In his 1932 book 'Remembering: A study in experimental and social psychology', Bartlett also emphasized the social nature of memory (or remembering). Subsequent research has provided support for his assertion, showing that people often discuss and form memories in the presence of others (Hirst & Echterhoff, 2012), regardless of whether those events are mundane (e.g., everyday events recorded in a diary; Pasupathi, McLean, & Weeks, 2009) or more noteworthy (e.g., criminal events witnessed in person; Paterson & Kemp, 2006; Skagerberg & Wright, 2008). In sum, most remembering is a schema-driven process of reconstruction that often occurs in a social context. As a result, there are many reasons why, over the course of a decade, Brian Williams’ account of his experience over the skies in Iraq might have changed. Here, we will address several explanations based on findings from the literature on conversational remembering.

 

Considering context and audience: Williams was telling his tale to entertain, not to inform

In the course of a conversation, speakers tend to focus more on evaluative and affective information, preferring to share opinions and feelings about what transpired, rather than recounting events serially (Hyman, 1994). Thus, conversational retellings do not typically involve detailed recollections presented in a stable chronological order (Marsh, 2007). In one study, researchers recorded new parents’ telephone conversations with friends and family regarding the recent birth of a child. Parents often initially discussed topics of greatest interest to the listener, such as the gender of the baby, and its general health – narrative descriptions of events as they unfolded were of secondary concern (Tenney, 1989).
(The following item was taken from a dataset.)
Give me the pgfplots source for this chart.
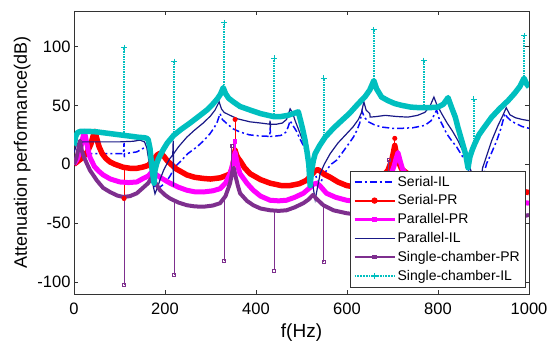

With respect to Williams’ altered recollection of his experience, it is important to note that he was on a show that emphasizes entertainment value. Williams was not behind his news desk. He was telling his tale to entertain, not to inform, and catered to an audience that demanded action and excitement—best evoked when a tale is told from a first-person perspective. Research confirms that people often exaggerate for the purpose of entertaining. For example, Dudukovic, Marsh, and Tversky (2004) had participants read a story and re-tell it either accurately or for the purpose of entertainment. A separate scorer, unaware of each participant’s experimental condition, rated the retellings for accuracy and level of entertainment. Retellings that were rated as highly entertaining tended to be less accurate. Entertaining retellings were told in the language of story-telling—that is, they were told with confidence, and usually in the present tense, with increased exaggerations, omissions and some added details. When retelling events from their own lives, Marsh and Tversky (2004) found that 61% of participants admitted distorting the event – most commonly by omitting certain details and embellishing others. Participants communicated some events repeatedly; of these, 76% were altered across retellings. Participants attributed alterations to the fact that they were recounting the events for different audiences.
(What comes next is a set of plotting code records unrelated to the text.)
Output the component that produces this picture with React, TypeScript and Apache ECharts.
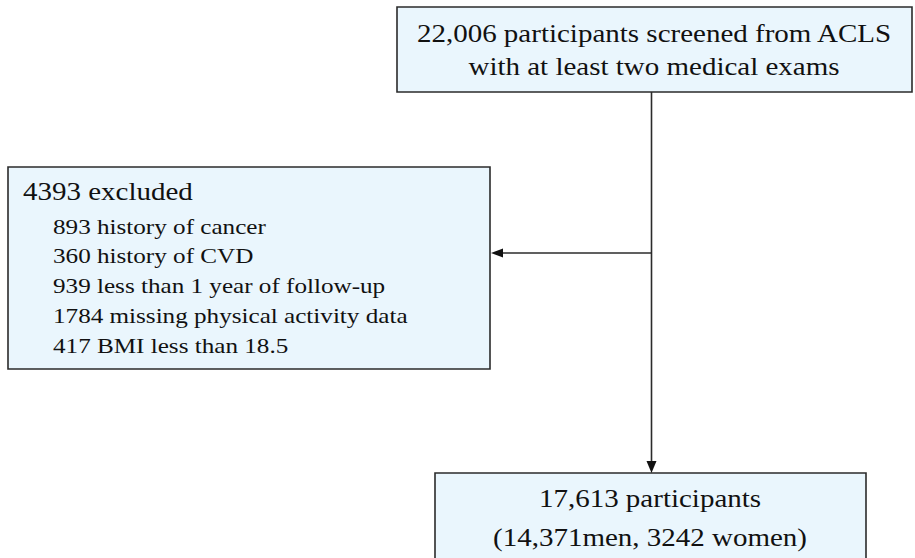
import React, { useEffect, useRef } from "react";
import * as echarts from "echarts";

const topLines = ["22,006 participants screened from ACLS", "with at least two medical exams"];
const excludedHeader = "4393 excluded";
const excludedCounts = ["893", "360", "939", "1784", "417"];
const excludedReasons = [
  "history of cancer",
  "history of CVD",
  "less than 1 year of follow-up",
  "missing physical activity data",
  "BMI less than 18.5",
];
const finalLines = ["17,613 participants", "(14,371men, 3242 women)"];

const FONT = "Liberation Serif";
const FILL = "#eaf6fd";
const STROKE = "#2b2b2b";
const SX = 1.16;

export default function App() {
  const ref = useRef<HTMLDivElement>(null);
  useEffect(() => {
    document.body.style.margin = "0";
    const chart = echarts.init(ref.current!, undefined, { renderer: "svg" });
    const g: any[] = [];
    const box = (x: number, y: number, w: number, h: number) => ({
      type: "rect",
      shape: { x, y, width: w, height: h },
      style: { fill: FILL, stroke: STROKE, lineWidth: 1.6 },
    });
    const txt = (s: string, x: number, y: number, size: number, align: string, sx = SX) => ({
      type: "text",
      x,
      y,
      scaleX: sx,
      style: {
        text: s,
        fill: "#111",
        fontFamily: FONT,
        fontSize: size,
        align,
        verticalAlign: "middle",
      },
    });
    // boxes
    g.push(box(397, 7, 515, 85));
    g.push(box(8, 167, 482, 202));
    g.push(box(435, 473, 431, 100));
    // connector lines
    g.push({ type: "line", shape: { x1: 651.5, y1: 92, x2: 651.5, y2: 463 }, style: { stroke: STROKE, lineWidth: 1.6 } });
    g.push({ type: "line", shape: { x1: 651.5, y1: 253, x2: 500, y2: 253 }, style: { stroke: STROKE, lineWidth: 1.6 } });
    // arrowheads
    g.push({ type: "polygon", shape: { points: [[491, 253], [503, 248.5], [503, 257.5]] }, style: { fill: "#111" } });
    g.push({ type: "polygon", shape: { points: [[651.5, 473], [646.5, 461], [656.5, 461]] }, style: { fill: "#111" } });
    // texts
    g.push(txt(topLines[0], 654, 33.5, 25, "center"));
    g.push(txt(topLines[1], 654, 67, 25, "center"));
    g.push(txt(excludedHeader, 23, 192, 25, "left"));
    const ys = [227, 256, 285.5, 316, 346];
    excludedCounts.forEach((c, i) => {
      g.push(txt(c + " " + excludedReasons[i], 53, ys[i], 21.5, "left", 1.17));
    });
    g.push(txt(finalLines[0], 650, 498.5, 25, "center"));
    g.push(txt(finalLines[1], 650, 537.5, 25, "center"));

    chart.setOption({ animation: false, backgroundColor: "#ffffff", graphic: { elements: g } });
    return () => chart.dispose();
  }, []);
  return <div ref={ref} style={{ width: 915, height: 558, position: "absolute", left: 0, top: 0 }} />;
}
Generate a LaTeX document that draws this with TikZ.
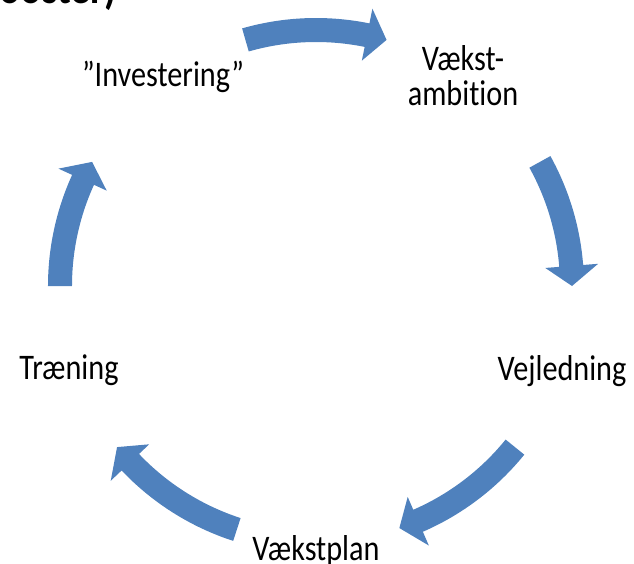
\documentclass[tikz,border=0pt]{standalone}
\usepackage{fontspec}
\setmainfont[FakeStretch=0.84,Ligatures=NoCommon]{Carlito}
\usetikzlibrary{positioning}
\definecolor{cycblue}{RGB}{79,129,189}

\begin{document}
\begin{tikzpicture}[
  x=1pt,y=1pt,
  cyclbl/.style={font=\fontsize{36}{35}\selectfont,align=center,inner sep=0pt},
  ttl/.style={font=\fontsize{47}{50}\selectfont\bfseries,inner sep=0pt},
  cycarr/.style={fill=cycblue}
]
\useasboundingbox (-316,-277) rectangle (318,286);

% title, cut off by the top edge
\begin{scope}
  \clip (-316,-277) rectangle (318,286);
  \node[ttl,anchor=base east] (title) at (-199,282) {booster)};
\end{scope}

% the five steps of the cycle
\node[cyclbl] (invest)     at (-153,209) {”Investering”};
\node[cyclbl] (ambition)   at (147,210)  {Vækst-\\ambition};
\node[cyclbl] (vejledning) at (246,-85)  {Vejledning};
\node[cyclbl] (plan)       at (0,-265)   {Vækstplan};
\node[cyclbl] (traening)   at (-247,-84) {Træning};

% curved block arrows (tail angle / tip angle)
\foreach \a/\b in {106/74, 29/0, -39/-71, 252/219, 180/151} {
  \fill[cycarr] (\a:268) arc[start angle=\a, end angle=\b+4.5, radius=268]
    -- ({\b+4.5}:283) -- (\b:256) -- ({\b+4.5}:230) -- ({\b+4.5}:244)
    arc[start angle=\b+4.5, end angle=\a, radius=244] -- cycle;
}
\end{tikzpicture}
\end{document}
Why might the audience of a retelling exert such an effect? According to the principle of co-construction, recollections of memories in conversation are the product of both the speaker and their social environment (Pasupathi, 2001). Attentive and engaged listeners tend to elicit more detailed accounts from speakers, facilitating speaker’s long-term memory for an event (Pasupathi, Stallworth, & Murdoch, 1998). Moreover, speakers alter (or ‘tune’) their retellings of experienced events to suit a particular audience, and these alterations can affect their underlying memory for an event. Higgins and Rholes (1978), for example, had participants read a description of a stimulus person that contained negative, positive, or ambiguous evaluations. Participants then wrote a message describing the person to a receiver whom they were told either liked or disliked the person. Results showed that participants wrote a more negative description when they were told that the receiver disliked the person, and a more positive description when they were told that the receiver liked the person. Additionally, participants’ later recall of the original description of the stimulus person included distortions that were congruent with the message they had written for the receiver.  Thus, participants altered the descriptions in their message to match the receiver’s opinion, and these alterations influenced their later recall; the researchers termed this the saying-is-believing effect, but it has been referred to elsewhere as audience tuning (Hellmann, Echterhoff, Kopietz, Niemeier, & Memon, 2011).In sum,once a memory has been altered through conversation, subsequent retellings are more likely to reflect the most recent retelling, rather than the original memory. This may result from the restructuring of schemas that guide future retellings, as well as selective rehearsal of information (Marsh & Tversky, 2000).